Com o decreto aprovado sexta-feira, Trump vem resgatar uma das suas promessas mais polémicas, por fazer uma associação quase directa entre terrorismo e islão. O texto da acção executiva assinada pelo Presidente dos EUA na sexta-feira à noite é omisso em vários aspectos, mas o seu resultado prático é a suspensão da entrada de cidadãos de pelo menos sete países de população maioritariamente muçulmana e a interrupção do acolhimento de refugiados muçulmanos.

Porquê estes países?

O objectivo declarado é “proteger o povo americano de ataques terroristas por cidadãos estrangeiros admitidos nos Estados Unidos”. Para isso, Trump decreta a proibição durante 90 dias de cidadãos da Síria, Iraque, Irão, Iémen, Sudão, Líbia e Somália de viajarem para os EUA. Todos estes países estavam já incluídos em disposições legais que limitavam a emissão de vistos para os seus cidadãos. O Irão, Sudão e Síria integram a lista de Estados apoiantes de terrorismo; o Congresso aprovou uma lei que impede qualquer pessoa que tenha estado na Síria ou no Iraque desde Março de 2011 de participar num programa que torna mais leves os requisitos para emitir vistos, bem como cidadãos de “países de preocupação” designados pelo Departamento de Segurança Interna, ou seja, a Líbia, Somália e Iémen.

Na acção executiva, Trump refere o ataque às Torres Gémeas de 11 de Setembro de 2001 como um dos falhanços das autoridades norte-americanas em escrutinarem as entradas no país. Porém, nenhum dos 19 participantes no atentado era cidadão de qualquer um dos países alvo da proibição. Na verdade, escrevia o jornalista da NPR, Greg Myre, “nenhum extremista muçulmano de qualquer um destes sítios levou a cabo um ataque fatal nos EUA em mais de duas décadas”.

À proibição junta-se a suspensão do acolhimento de refugiados pelos EUA durante os próximos quatro meses, e da chegada de requerentes de asilo sírios indefinidamente. Quando a recepção de refugiados for retomada, a prioridade será dada “tendo por base a perseguição motivada pela religião, desde que se prove que a religião do indivíduo é minoritária” – uma disposição que parece dificultar o acolhimento de muçulmanos a favor de cristãos.

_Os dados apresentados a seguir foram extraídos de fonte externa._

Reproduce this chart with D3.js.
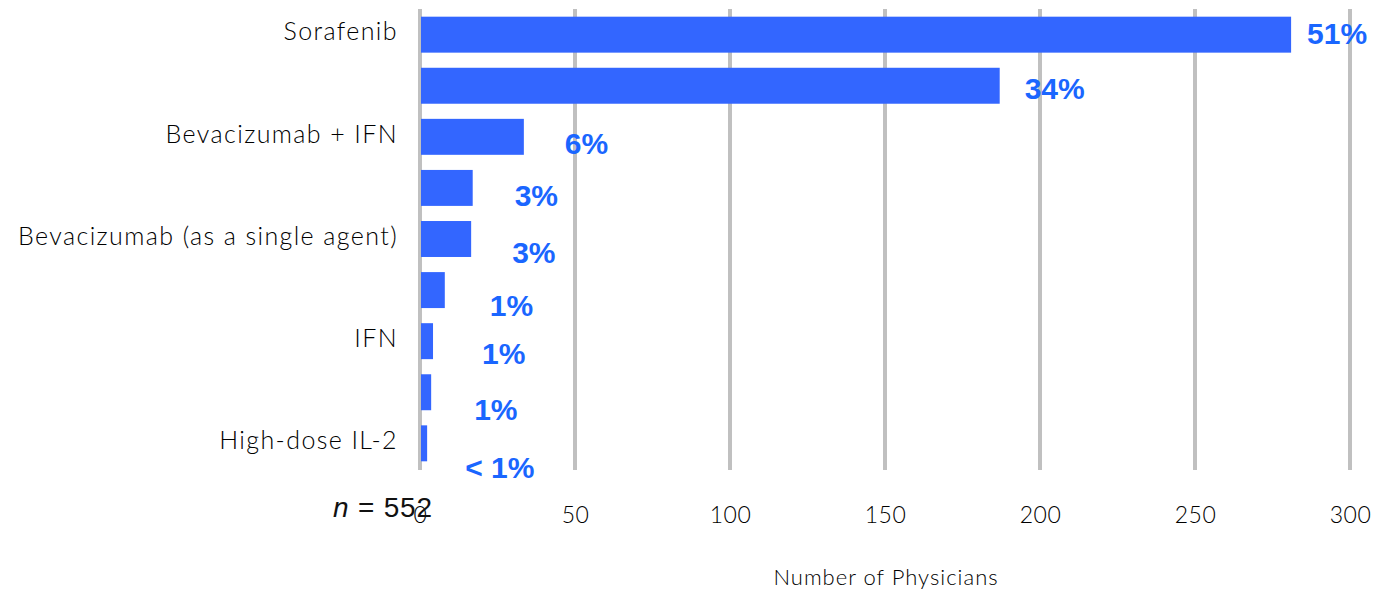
<!DOCTYPE html>
<html>
<head>
<meta charset="utf-8">
<script src="https://cdn.jsdelivr.net/npm/d3@7"></script>
<style>
	body { margin: 0; background: #fff; }
	.cat { font-family: Lato, "DejaVu Sans", sans-serif; font-weight: 300; font-size: 25px; fill: #000; letter-spacing: 1.4px; }
	.tick text { font-family: Lato, "DejaVu Sans", sans-serif; font-weight: 300; font-size: 23px; fill: #000; letter-spacing: 0.5px; }
	.pct { font-family: "Liberation Sans", Arial, sans-serif; font-weight: bold; font-size: 30px; fill: #1a66ff; }
</style>
</head>
<body>
<div id="chart"></div>
<script>
// labels only printed on every other row in the original
var categories = ["Sorafenib", "", "Bevacizumab + IFN", "", "Bevacizumab (as a single agent)", "", "IFN", "", "High-dose IL-2"];
var physicians = [281, 187, 33.5, 17, 16.5, 8, 4.2, 3.6, 2.3];
var percentLabels = ["51%", "34%", "6%", "3%", "3%", "1%", "1%", "1%", "< 1%"];
var xTicks = [0, 50, 100, 150, 200, 250, 300];
var sampleSize = 552;

// hand nudges for the percent labels (they drift in the source)
var labelDx = [16, 25, 41, 42, 41, 45, 49, 43, 38];
var labelDy = [-1, 2, 6, 7, 13, 15, 12, 17, 24];

var W = 1385, H = 590;
var margin = {top: 8, right: 35, bottom: 120, left: 420};

var svg = d3.select("#chart").append("svg")
	.attr("width", W)
	.attr("height", H);

var x = d3.scaleLinear().domain([0, 300]).range([margin.left, W - margin.right]);
var y = d3.scaleBand().domain(d3.range(categories.length))
	.range([margin.top, H - margin.bottom])
	.paddingInner(0.296)
	.paddingOuter(0.17);

// vertical grid
svg.append("g")
	.selectAll("line")
	.data(xTicks)
	.enter().append("line")
		.attr("x1", function(d) { return x(d); })
		.attr("x2", function(d) { return x(d); })
		.attr("y1", 9)
		.attr("y2", 470)
		.attr("stroke", "#c0c0c0")
		.attr("stroke-width", 4);

svg.append("g")
	.selectAll("rect")
	.data(physicians)
	.enter().append("rect")
		.attr("x", x(0) + 1)
		.attr("y", function(d, i) { return y(i); })
		.attr("width", function(d) { return x(d) - x(0) - 1; })
		.attr("height", y.bandwidth())
		.attr("fill", "#3366ff");

svg.append("g")
	.selectAll("text")
	.data(categories)
	.enter().append("text")
		.attr("class", "cat")
		.attr("x", x(0) - 22)
		.attr("y", function(d, i) { return y(i) + y.bandwidth() / 2 - 3; })
		.attr("dy", "0.35em")
		.attr("text-anchor", "end")
		.text(function(d) { return d; });

svg.append("g")
	.selectAll("text")
	.data(percentLabels)
	.enter().append("text")
		.attr("class", "pct")
		.attr("x", function(d, i) { return x(physicians[i]) + labelDx[i]; })
		.attr("y", function(d, i) { return y(i) + y.bandwidth() / 2 + labelDy[i]; })
		.attr("dy", "0.36em")
		.text(function(d) { return d; });

var axis = svg.append("g")
	.attr("transform", "translate(0,501)")
	.call(d3.axisBottom(x).tickValues(xTicks).tickSize(0).tickPadding(6));
axis.select(".domain").remove();

svg.append("text")
	.attr("x", 886)
	.attr("y", 585)
	.attr("text-anchor", "middle")
	.style("font-family", "Lato, 'DejaVu Sans', sans-serif")
	.style("font-weight", 300)
	.style("font-size", "22px")
	.style("letter-spacing", "1px")
	.style("fill", "#000")
	.text("Number of Physicians");

var n = svg.append("text")
	.attr("x", 333)
	.attr("y", 517)
	.style("font-family", "'Liberation Sans', Arial, sans-serif")
	.style("font-size", "28px")
	.style("letter-spacing", "0.8px")
	.style("fill", "#111");
n.append("tspan").style("font-style", "italic").text("n");
n.append("tspan").text(" = " + sampleSize);
</script>
</body>
</html>
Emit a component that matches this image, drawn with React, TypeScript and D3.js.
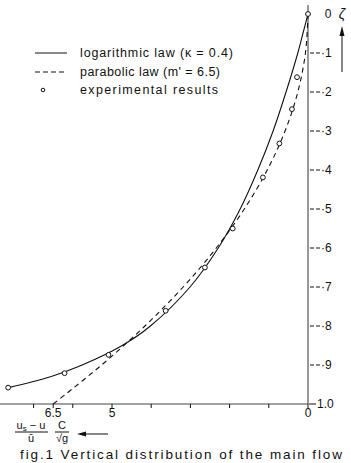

Numa entrevista à Christian Broadcaster Network na sexta-feira, Trump disse que as minorias cristãs no Médio Oriente estão a ser tratadas “de forma horrível”. “Sabia que se for um cristão na Síria é impossível, ou pelo menos muito difícil, entrar nos EUA? Portanto vamos ajudá-los”, afirmou o Presidente. No ano passado, os EUA receberam 38.901 refugiados muçulmanos e 37.521 cristãos.

Há muitas dúvidas quanto à legalidade da ordem executiva – que por definição tem um valor legal inferior a uma lei ordinária. A Lei da Imigração e da Nacionalidade, aprovada pelo Congresso em 1965, proíbe qualquer discriminação baseada no país de origem ou na religião, apesar de no decreto não ser referida directamente a religião muçulmana. O Conselho para as Relações Americanas-Islâmicas já disse que pretende apresentar uma queixa federal para questionar a constitucionalidade da ordem, “uma vez que o seu objectivo aparente e o motivo subjacente é proibir pessoas de fé islâmica e de países de maioria muçulmana de entrarem nos Estados Unidos”.